*** INFORMATION SHOWN

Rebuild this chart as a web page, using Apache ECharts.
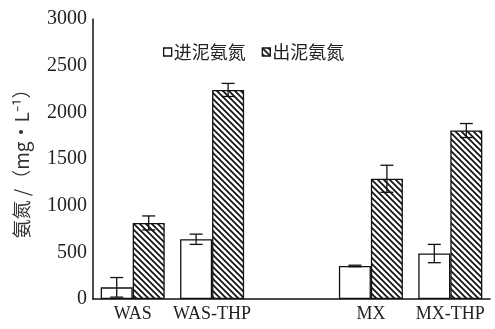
<!DOCTYPE html>
<html><head><meta charset="utf-8">
<script src="https://cdn.jsdelivr.net/npm/echarts@6/dist/echarts.min.js"></script>
<style>html,body{margin:0;padding:0;background:#fff}#c{width:495px;height:329px}</style>
</head><body><div id="c"></div>
<script>
const categories = ['WAS', 'WAS-THP', '', 'MX', 'MX-THP'];
const inflow = [125, 640, '-', 354, 487];
const inflowErr = [105, 55, '-', 8, 98];
const outflow = [815, 2240, '-', 1288, 1805];
const outflowErr = [75, 70, '-', 145, 75];
const yTicks = [0, 500, 1000, 1500, 2000, 2500, 3000];

function hatch() {
  const c = document.createElement('canvas');
  c.width = 6; c.height = 6;
  const g = c.getContext('2d');
  g.fillStyle = '#fff'; g.fillRect(0, 0, 6, 6);
  g.strokeStyle = '#111'; g.lineWidth = 1.7;
  g.beginPath();
  g.moveTo(-1, -1); g.lineTo(7, 7);
  g.moveTo(-4, 2); g.lineTo(4, 10);
  g.moveTo(2, -4); g.lineTo(10, 4);
  g.stroke();
  return c;
}
const pat = { image: hatch(), repeat: 'repeat' };
const BW = 32;

function errSeries(vals, errs, side) {
  const data = vals.map((v, i) => v === '-' ? null : [i, v, errs[i]]).filter(d => d);
  return {
    type: 'custom', silent: true, z: 10,
    data: data,
    encode: { x: 0, y: 1 },
    renderItem: function (params, api) {
      const i = api.value(0), v = api.value(1), e = api.value(2);
      const p = api.coord([i, v]);
      const x = p[0] + side * BW / 2;
      const yt = api.coord([i, v + e])[1];
      const yb = api.coord([i, v - e])[1];
      const w = 6.5;
      const st = { stroke: '#111', lineWidth: 1.3 };
      return { type: 'group', children: [
        { type: 'line', shape: { x1: x, y1: yt, x2: x, y2: yb }, style: st },
        { type: 'line', shape: { x1: x - w, y1: yt, x2: x + w, y2: yt }, style: st },
        { type: 'line', shape: { x1: x - w, y1: yb, x2: x + w, y2: yb }, style: st }
      ]};
    }
  };
}

const chart = echarts.init(document.getElementById('c'));
chart.setOption({
  animation: false,
  backgroundColor: '#fff',
  grid: { left: 93, right: 5, top: 19, bottom: 30 },
  legend: {
    left: 158, top: 38, itemWidth: 8, itemHeight: 8, itemGap: 16, icon: 'rect',
    textStyle: { fontFamily: 'Noto Sans CJK SC', fontSize: 18, color: '#222', padding: [0, 0, 0, -3] },
    data: [
      { name: '进泥氨氮', itemStyle: { color: '#fff', borderColor: '#111', borderWidth: 1.3 } },
      { name: '出泥氨氮', itemStyle: { color: pat, borderColor: '#111', borderWidth: 1.3 } }
    ]
  },
  xAxis: {
    type: 'category', data: categories,
    axisLine: { lineStyle: { color: '#111', width: 1.5 } },
    axisTick: { show: false },
    axisLabel: { fontFamily: 'Liberation Serif', fontSize: 18, color: '#222', margin: 6, interval: 0 }
  },
  yAxis: {
    type: 'value', min: 0, max: 3000, interval: 500,
    name: '氨氮 /（mg·L⁻¹）', nameLocation: 'middle', nameGap: 62, nameRotate: 90,
    nameTextStyle: { fontFamily: 'Noto Sans CJK SC', fontSize: 19, color: '#333' },
    axisLine: { show: true, lineStyle: { color: '#111', width: 1.5 } },
    axisTick: { show: false },
    splitLine: { show: false },
    axisLabel: { fontFamily: 'Liberation Serif', fontSize: 20, color: '#222', margin: 6,
      formatter: v => yTicks.indexOf(v) >= 0 ? String(v) : '' }
  },
  series: [
    { name: '进泥氨氮', type: 'bar', data: inflow, barWidth: BW, barGap: '0%',
      itemStyle: { color: '#fff', borderColor: '#111', borderWidth: 1.3 } },
    { name: '出泥氨氮', type: 'bar', data: outflow, barWidth: BW, barGap: '0%',
      itemStyle: { color: pat, borderColor: '#111', borderWidth: 1.3 } },
    errSeries(inflow, inflowErr, -1),
    errSeries(outflow, outflowErr, 1)
  ]
});
</script></body></html>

******

THE PROBLEM – Exclude the images, then output the data above word for word.

EXERCISE SOLUTION –
Rebuild this chart as a web page, using Apache ECharts.
<!DOCTYPE html>
<html><head><meta charset="utf-8">
<script src="https://cdn.jsdelivr.net/npm/echarts@6/dist/echarts.min.js"></script>
<style>html,body{margin:0;padding:0;background:#fff}#c{width:495px;height:329px}</style>
</head><body><div id="c"></div>
<script>
const categories = ['WAS', 'WAS-THP', '', 'MX', 'MX-THP'];
const inflow = [125, 640, '-', 354, 487];
const inflowErr = [105, 55, '-', 8, 98];
const outflow = [815, 2240, '-', 1288, 1805];
const outflowErr = [75, 70, '-', 145, 75];
const yTicks = [0, 500, 1000, 1500, 2000, 2500, 3000];

function hatch() {
  const c = document.createElement('canvas');
  c.width = 6; c.height = 6;
  const g = c.getContext('2d');
  g.fillStyle = '#fff'; g.fillRect(0, 0, 6, 6);
  g.strokeStyle = '#111'; g.lineWidth = 1.7;
  g.beginPath();
  g.moveTo(-1, -1); g.lineTo(7, 7);
  g.moveTo(-4, 2); g.lineTo(4, 10);
  g.moveTo(2, -4); g.lineTo(10, 4);
  g.stroke();
  return c;
}
const pat = { image: hatch(), repeat: 'repeat' };
const BW = 32;

function errSeries(vals, errs, side) {
  const data = vals.map((v, i) => v === '-' ? null : [i, v, errs[i]]).filter(d => d);
  return {
    type: 'custom', silent: true, z: 10,
    data: data,
    encode: { x: 0, y: 1 },
    renderItem: function (params, api) {
      const i = api.value(0), v = api.value(1), e = api.value(2);
      const p = api.coord([i, v]);
      const x = p[0] + side * BW / 2;
      const yt = api.coord([i, v + e])[1];
      const yb = api.coord([i, v - e])[1];
      const w = 6.5;
      const st = { stroke: '#111', lineWidth: 1.3 };
      return { type: 'group', children: [
        { type: 'line', shape: { x1: x, y1: yt, x2: x, y2: yb }, style: st },
        { type: 'line', shape: { x1: x - w, y1: yt, x2: x + w, y2: yt }, style: st },
        { type: 'line', shape: { x1: x - w, y1: yb, x2: x + w, y2: yb }, style: st }
      ]};
    }
  };
}

const chart = echarts.init(document.getElementById('c'));
chart.setOption({
  animation: false,
  backgroundColor: '#fff',
  grid: { left: 93, right: 5, top: 19, bottom: 30 },
  legend: {
    left: 158, top: 38, itemWidth: 8, itemHeight: 8, itemGap: 16, icon: 'rect',
    textStyle: { fontFamily: 'Noto Sans CJK SC', fontSize: 18, color: '#222', padding: [0, 0, 0, -3] },
    data: [
      { name: '进泥氨氮', itemStyle: { color: '#fff', borderColor: '#111', borderWidth: 1.3 } },
      { name: '出泥氨氮', itemStyle: { color: pat, borderColor: '#111', borderWidth: 1.3 } }
    ]
  },
  xAxis: {
    type: 'category', data: categories,
    axisLine: { lineStyle: { color: '#111', width: 1.5 } },
    axisTick: { show: false },
    axisLabel: { fontFamily: 'Liberation Serif', fontSize: 18, color: '#222', margin: 6, interval: 0 }
  },
  yAxis: {
    type: 'value', min: 0, max: 3000, interval: 500,
    name: '氨氮 /（mg·L⁻¹）', nameLocation: 'middle', nameGap: 62, nameRotate: 90,
    nameTextStyle: { fontFamily: 'Noto Sans CJK SC', fontSize: 19, color: '#333' },
    axisLine: { show: true, lineStyle: { color: '#111', width: 1.5 } },
    axisTick: { show: false },
    splitLine: { show: false },
    axisLabel: { fontFamily: 'Liberation Serif', fontSize: 20, color: '#222', margin: 6,
      formatter: v => yTicks.indexOf(v) >= 0 ? String(v) : '' }
  },
  series: [
    { name: '进泥氨氮', type: 'bar', data: inflow, barWidth: BW, barGap: '0%',
      itemStyle: { color: '#fff', borderColor: '#111', borderWidth: 1.3 } },
    { name: '出泥氨氮', type: 'bar', data: outflow, barWidth: BW, barGap: '0%',
      itemStyle: { color: pat, borderColor: '#111', borderWidth: 1.3 } },
    errSeries(inflow, inflowErr, -1),
    errSeries(outflow, outflowErr, 1)
  ]
});
</script></body></html>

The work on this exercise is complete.